Companies do a lot of work to minimize discrepancies between reality and the model. They take great pains to ensure that all additions and subtractions are correctly reflected in the database. And because they know that even painstaking processes won't guarantee synchronization, they periodically audit the inventory and update the database.

You can even get philosophical in thinking about this problem. At Ingres I always wondered about this epistemological question -- if my record in the employee database were flagged "terminated," which was more likely:

That there was an error in the database. (Reality was right and the model was wrong.)
That I'd been fired and no one had actually gotten around to telling me.

My guess was the world would increasingly find itself in the second case. When, in effect, does the model become reality?

So if the question you’re asking is “what’s in the warehouse right now” then I agree that it’s infinitely better to just go ask the warehouse via RFID. However, if the question is "what was in the warehouse last week" or "how have inventory levels changed over time" then you’re back in the database business. (And the Gartner guys both address and concede this example.)

I believe they’re really arguing that real-time databases about physical objects need not exist in an RFID world. I think it's a great point. But what happens in this world is not the death of databases, but the replacement of databases with data warehouses. (The former typically focus on the present and the latter on the past.)

I'm almost giddy that, per this blog, Feinberg and Beyer also apparently said:

Only 20% of the data that's stored will be structured anyway
That XML and XQuery will be useful for accessing the other 80%
That searching unstructured information will be important

Since the blog doesn't double-quote them, I can't be sure they said 'SQL will take a back seat to XQuery,' but one can dream. Either way, this is not business-as-usual for Gartner who, just a few years ago, answered most database inquiries with "take DB2, Oracle, or SQL Server and call me in the morning."

BI was not spared in the presentation, with the analysts arguing that it "wasn't an application anymore" and would be embedded into operational applications. I both agree and disagree. In my nearly 10 years in BI, I came to believe there were three segments:

Contextual BI. The use of BI to produce standard reports that enable everyone to develop a common understanding of "what's normal" and "how things work around here." This is the most popular use of BI and it's basically ignored by the market.

Operational BI. The embedding of intelligence into applications. What's better -- a data mining tool that produces a list of the top 50 leads or a telemarketing application that sorts the leads automatically by sales-value and presents them to the telemarketers in that order?

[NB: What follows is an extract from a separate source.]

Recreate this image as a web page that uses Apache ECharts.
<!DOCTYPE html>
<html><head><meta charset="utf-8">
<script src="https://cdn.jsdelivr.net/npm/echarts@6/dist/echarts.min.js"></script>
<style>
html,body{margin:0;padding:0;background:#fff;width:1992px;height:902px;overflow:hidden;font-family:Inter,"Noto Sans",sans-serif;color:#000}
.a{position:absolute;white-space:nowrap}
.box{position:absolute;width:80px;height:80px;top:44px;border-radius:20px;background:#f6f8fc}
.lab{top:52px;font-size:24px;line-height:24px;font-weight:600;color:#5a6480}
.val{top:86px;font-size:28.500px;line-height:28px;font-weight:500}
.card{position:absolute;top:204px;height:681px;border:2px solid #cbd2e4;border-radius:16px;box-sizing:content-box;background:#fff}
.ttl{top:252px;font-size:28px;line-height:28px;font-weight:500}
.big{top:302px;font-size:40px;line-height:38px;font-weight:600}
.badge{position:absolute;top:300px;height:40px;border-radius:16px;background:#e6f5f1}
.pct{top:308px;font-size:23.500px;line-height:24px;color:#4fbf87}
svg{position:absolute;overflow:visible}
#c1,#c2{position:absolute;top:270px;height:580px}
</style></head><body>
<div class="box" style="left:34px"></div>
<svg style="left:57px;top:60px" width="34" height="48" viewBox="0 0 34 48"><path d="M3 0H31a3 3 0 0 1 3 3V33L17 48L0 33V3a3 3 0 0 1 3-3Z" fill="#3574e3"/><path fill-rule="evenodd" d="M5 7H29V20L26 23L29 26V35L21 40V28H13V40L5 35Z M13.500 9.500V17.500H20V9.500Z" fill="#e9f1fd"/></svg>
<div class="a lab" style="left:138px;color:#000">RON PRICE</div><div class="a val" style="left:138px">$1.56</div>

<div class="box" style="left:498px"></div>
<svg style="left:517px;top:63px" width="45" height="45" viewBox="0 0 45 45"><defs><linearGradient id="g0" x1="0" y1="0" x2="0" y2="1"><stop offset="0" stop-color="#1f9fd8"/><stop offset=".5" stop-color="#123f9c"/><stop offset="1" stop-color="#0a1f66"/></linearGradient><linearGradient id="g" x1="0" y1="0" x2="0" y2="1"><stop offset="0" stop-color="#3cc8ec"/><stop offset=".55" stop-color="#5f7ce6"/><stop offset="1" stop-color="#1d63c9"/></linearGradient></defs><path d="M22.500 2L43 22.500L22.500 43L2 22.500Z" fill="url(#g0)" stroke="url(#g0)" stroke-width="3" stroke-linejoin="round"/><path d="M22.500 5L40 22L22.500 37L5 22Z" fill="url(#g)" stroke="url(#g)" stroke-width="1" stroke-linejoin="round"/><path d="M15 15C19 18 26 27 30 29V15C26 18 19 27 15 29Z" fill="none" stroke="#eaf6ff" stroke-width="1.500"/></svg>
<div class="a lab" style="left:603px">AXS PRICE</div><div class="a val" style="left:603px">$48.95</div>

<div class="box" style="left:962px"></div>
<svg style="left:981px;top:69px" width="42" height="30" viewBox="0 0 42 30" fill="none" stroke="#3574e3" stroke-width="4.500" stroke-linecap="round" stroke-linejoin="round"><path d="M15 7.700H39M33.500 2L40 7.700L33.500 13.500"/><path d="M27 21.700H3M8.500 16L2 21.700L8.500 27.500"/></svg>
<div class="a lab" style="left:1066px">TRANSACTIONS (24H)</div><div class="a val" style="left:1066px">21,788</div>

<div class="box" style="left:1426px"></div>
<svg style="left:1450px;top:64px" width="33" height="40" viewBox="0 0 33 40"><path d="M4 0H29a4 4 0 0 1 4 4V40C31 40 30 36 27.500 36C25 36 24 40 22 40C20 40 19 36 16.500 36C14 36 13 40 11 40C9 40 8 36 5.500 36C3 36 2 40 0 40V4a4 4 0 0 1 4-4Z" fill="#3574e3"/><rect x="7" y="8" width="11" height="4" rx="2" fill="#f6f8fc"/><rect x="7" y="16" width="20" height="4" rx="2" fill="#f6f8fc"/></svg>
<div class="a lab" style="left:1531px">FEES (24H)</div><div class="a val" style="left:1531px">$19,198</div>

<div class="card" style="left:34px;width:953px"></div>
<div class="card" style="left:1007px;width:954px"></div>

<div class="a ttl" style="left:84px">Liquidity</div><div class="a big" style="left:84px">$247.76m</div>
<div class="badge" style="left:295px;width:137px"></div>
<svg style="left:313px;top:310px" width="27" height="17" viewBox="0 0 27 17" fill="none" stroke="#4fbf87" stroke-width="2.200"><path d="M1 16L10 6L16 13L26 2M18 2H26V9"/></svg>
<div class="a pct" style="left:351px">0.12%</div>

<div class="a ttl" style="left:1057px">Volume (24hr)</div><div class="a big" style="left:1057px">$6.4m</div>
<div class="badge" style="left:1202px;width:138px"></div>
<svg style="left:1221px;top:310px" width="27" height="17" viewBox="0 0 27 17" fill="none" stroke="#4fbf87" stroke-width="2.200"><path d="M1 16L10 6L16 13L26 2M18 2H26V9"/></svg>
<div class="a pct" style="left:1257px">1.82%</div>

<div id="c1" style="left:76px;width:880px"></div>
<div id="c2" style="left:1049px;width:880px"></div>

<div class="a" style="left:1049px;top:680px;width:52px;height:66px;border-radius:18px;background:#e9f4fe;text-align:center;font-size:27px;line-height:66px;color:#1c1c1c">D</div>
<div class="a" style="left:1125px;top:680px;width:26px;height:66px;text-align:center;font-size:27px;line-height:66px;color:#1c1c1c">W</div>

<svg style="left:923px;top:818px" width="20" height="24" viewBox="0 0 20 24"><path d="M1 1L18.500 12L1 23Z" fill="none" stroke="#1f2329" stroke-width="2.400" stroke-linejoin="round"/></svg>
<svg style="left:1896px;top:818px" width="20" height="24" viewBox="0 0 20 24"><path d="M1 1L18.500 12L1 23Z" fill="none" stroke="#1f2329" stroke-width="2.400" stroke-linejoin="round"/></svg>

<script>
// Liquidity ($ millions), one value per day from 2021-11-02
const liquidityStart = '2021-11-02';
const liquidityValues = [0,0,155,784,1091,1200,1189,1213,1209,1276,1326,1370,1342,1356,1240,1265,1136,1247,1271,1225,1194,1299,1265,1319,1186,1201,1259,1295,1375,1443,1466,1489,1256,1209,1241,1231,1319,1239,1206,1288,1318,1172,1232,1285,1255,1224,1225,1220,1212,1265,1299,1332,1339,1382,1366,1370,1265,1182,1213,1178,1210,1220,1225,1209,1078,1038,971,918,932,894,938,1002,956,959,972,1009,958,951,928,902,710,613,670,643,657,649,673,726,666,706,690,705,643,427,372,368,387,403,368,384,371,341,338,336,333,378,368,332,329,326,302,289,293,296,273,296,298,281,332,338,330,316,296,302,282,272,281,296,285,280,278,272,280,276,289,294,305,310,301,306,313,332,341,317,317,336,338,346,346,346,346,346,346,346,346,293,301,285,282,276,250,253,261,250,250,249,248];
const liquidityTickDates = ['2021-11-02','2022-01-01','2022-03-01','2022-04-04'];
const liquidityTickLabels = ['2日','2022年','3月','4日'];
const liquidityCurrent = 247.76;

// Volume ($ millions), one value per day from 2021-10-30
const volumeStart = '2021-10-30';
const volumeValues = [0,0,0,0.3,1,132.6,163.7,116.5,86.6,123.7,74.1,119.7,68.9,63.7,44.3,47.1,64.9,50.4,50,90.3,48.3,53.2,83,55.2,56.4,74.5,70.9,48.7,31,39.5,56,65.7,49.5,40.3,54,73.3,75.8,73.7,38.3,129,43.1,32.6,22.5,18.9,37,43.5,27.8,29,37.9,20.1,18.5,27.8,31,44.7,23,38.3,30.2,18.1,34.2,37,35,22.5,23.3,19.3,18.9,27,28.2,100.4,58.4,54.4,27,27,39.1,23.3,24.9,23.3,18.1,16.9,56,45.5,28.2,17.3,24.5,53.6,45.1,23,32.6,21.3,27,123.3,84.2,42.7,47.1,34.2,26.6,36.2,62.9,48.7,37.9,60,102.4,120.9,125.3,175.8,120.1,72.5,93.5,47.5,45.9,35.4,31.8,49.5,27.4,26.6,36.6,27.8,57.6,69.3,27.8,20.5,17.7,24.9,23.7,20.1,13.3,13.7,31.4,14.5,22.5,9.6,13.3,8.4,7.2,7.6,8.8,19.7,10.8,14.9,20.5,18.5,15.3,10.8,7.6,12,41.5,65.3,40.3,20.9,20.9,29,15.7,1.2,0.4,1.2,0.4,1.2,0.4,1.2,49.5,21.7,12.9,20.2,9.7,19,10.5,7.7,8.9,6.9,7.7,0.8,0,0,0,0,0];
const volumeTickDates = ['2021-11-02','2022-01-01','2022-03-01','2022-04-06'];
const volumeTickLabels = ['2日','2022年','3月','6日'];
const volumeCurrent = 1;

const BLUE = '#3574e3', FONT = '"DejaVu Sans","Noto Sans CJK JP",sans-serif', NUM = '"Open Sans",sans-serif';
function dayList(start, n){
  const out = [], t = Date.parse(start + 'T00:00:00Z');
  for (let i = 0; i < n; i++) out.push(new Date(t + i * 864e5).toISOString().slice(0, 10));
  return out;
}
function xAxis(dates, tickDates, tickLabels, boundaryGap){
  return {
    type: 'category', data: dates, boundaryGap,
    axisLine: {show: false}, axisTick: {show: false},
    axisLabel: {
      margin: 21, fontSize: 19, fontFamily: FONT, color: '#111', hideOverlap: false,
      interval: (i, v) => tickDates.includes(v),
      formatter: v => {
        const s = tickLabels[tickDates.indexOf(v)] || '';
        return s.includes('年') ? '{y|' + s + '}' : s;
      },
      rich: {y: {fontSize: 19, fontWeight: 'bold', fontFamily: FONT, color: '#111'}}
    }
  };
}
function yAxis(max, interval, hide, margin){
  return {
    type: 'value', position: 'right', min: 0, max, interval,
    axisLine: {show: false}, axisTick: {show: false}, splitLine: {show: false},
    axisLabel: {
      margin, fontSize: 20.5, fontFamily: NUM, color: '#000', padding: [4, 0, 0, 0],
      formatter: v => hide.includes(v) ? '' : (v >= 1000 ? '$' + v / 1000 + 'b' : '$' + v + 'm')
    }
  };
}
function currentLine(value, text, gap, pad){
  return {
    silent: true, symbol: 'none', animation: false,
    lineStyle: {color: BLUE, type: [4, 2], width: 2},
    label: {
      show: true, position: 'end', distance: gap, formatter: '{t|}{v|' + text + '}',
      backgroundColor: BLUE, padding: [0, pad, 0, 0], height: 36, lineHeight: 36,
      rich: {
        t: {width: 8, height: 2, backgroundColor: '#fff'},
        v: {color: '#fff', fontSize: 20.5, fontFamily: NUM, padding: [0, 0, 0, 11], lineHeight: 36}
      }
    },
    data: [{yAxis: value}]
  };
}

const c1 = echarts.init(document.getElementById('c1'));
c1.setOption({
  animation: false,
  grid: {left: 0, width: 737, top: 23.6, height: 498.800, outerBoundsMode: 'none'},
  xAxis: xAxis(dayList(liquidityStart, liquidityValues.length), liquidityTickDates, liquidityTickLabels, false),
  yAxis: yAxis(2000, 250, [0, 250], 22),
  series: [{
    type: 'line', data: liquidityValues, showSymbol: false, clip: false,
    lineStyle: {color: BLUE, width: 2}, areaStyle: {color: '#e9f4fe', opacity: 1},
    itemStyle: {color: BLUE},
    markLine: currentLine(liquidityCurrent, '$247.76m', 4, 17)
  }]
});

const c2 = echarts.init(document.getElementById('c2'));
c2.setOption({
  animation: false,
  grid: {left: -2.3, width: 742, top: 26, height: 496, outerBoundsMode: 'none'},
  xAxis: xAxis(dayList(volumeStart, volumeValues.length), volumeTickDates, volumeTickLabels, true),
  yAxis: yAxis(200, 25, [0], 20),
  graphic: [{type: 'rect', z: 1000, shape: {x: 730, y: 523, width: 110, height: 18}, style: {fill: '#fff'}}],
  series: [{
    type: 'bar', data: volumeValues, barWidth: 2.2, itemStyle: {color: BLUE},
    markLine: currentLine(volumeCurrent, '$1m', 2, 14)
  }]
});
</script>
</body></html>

Operational applications will get smarter over time and this will intrude on the traditional BI market.

Analytical BI. This is heavy lifting with stats tools and data mining. This will remain the domain of the "lab coat crowd" and will remain an important segment of the market.

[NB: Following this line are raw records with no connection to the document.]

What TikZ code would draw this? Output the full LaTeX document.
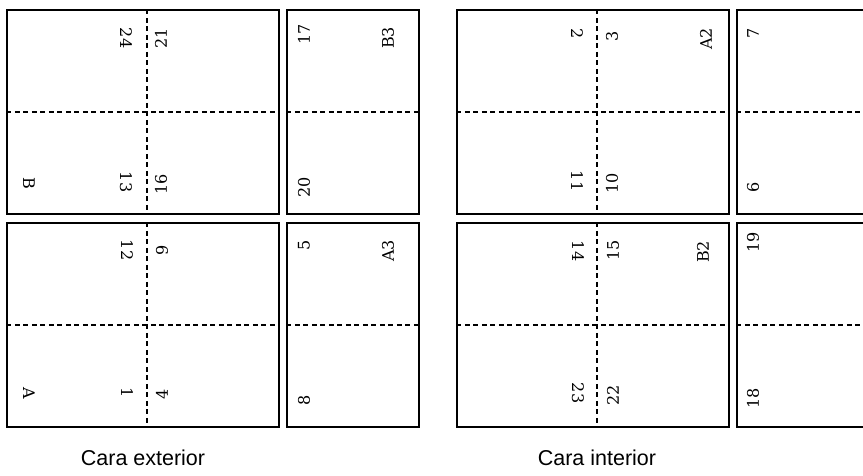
\documentclass[tikz,border=0pt]{standalone}
\usepackage{fontspec}
\newfontfamily\capfont{Liberation Sans}
\newfontfamily\numfont{DejaVu Serif}
\begin{document}
\begin{tikzpicture}[x=1pt,y=-1pt,
  sheet/.style={draw,line width=1.5pt,inner sep=0,minimum height=204pt},
  big/.style={sheet,minimum width=272pt},small/.style={sheet,minimum width=132pt},
  fold/.style={dash pattern=on 5pt off 3.5pt,line width=1.4pt},
  lft/.style={rotate=-90,inner sep=0,font=\numfont\fontsize{16}{18}\selectfont},
  rgt/.style={rotate=90,inner sep=0,font=\numfont\fontsize{16}{18}\selectfont},
  caption/.style={font=\capfont\fontsize{21.5}{24}\selectfont}]
\useasboundingbox (0,0) rectangle (863,475);
% sheets
\node[big](eB)at(143,112){};\node[big](eA)at(143,325){};
\node[small](e3B)at(353,112){};\node[small](e3A)at(353,325){};
\node[big](iA)at(593,112){};\node[big](iB)at(593,325){};
\node[small](i3A)at(803,112){};\node[small](i3B)at(803,325){};
% folds
\foreach \s in {eB,eA,e3B,e3A,iA,iB,i3A,i3B}\draw[fold](\s.west)--(\s.east);
\foreach \s in {eB,eA,iA,iB}\draw[fold]([xshift=4pt]\s.north)--([xshift=4pt]\s.south);
% page numbers
\foreach \n/\x/\y in {24/126/38,13/126/182,12/127/250,1/127/393,2/577/34,11/577/181,14/578/251,23/578/393}
  \node[lft](p\n)at(\x,\y){\n};
\foreach \n/\x/\y in {21/161/38,16/161/184,9/162/250,4/162/394,17/304/34,20/304/187,5/304/245,8/304/400,
  3/612/36,10/612/183,15/613/250,22/613/395,7/753/33,6/753/187,19/753/242,18/753/398}
  \node[rgt](p\n)at(\x,\y){\n};
\node[lft](lB)at(29,183){B};\node[lft](lA)at(29,393){A};
\node[rgt](lB3)at(388,38){B3};\node[rgt](lA3)at(388,251){A3};
\node[rgt](lA2)at(706,39){A2};\node[rgt](lB2)at(703,252){B2};
\node[caption](ext)at(143,458){Cara exterior};\node[caption](int)at(597,458){Cara interior};
\end{tikzpicture}
\end{document}
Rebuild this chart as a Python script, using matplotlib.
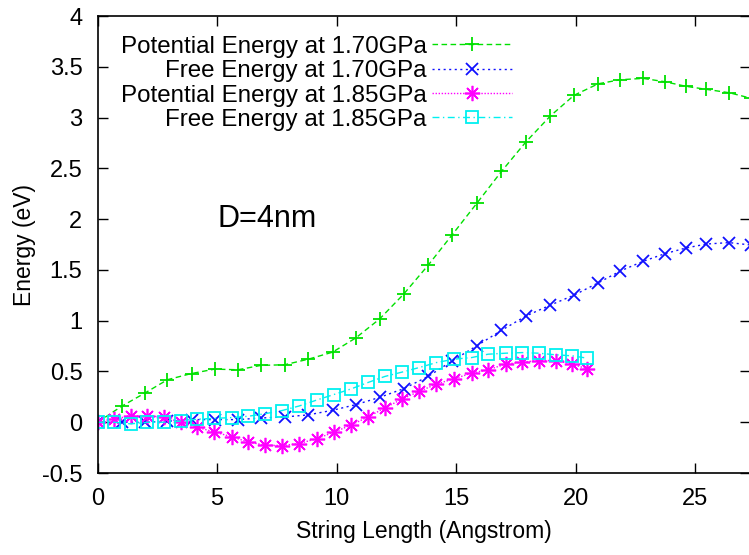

So I'm happy to see that Gartner is producing some thought-provoking database research, mixing it up, and generating some controversy. But, to paraphrase Twain, I do think the rumors of the database's death have been at least somewhat exaggerated.

Author's Notes (1/17/06)

Since the original posting, I have learned the following things via emails from Mark Beyer and Donald Feinberg of Gartner

The presentation was done by Donald Feinberg and Mark Beyer (not Ted Friedman, as I had originally said). Ted and Daniel Sholler co-contributors to the materials. Apologies for the mistake.

Mark Beyer says they said that XQuery would challenge and eventually overwhelm SQL.

Donald Feinberg says that XQuery wouldn't replace SQL but the two would work together.

I don't take the last two bullets as inconsistent, but interpret them as meaning that they believe XQuery will gradually increase in uptake over time, be better than SQL for accessing XML data (yes, I'm reaching here), and that two will need to live together for a long time.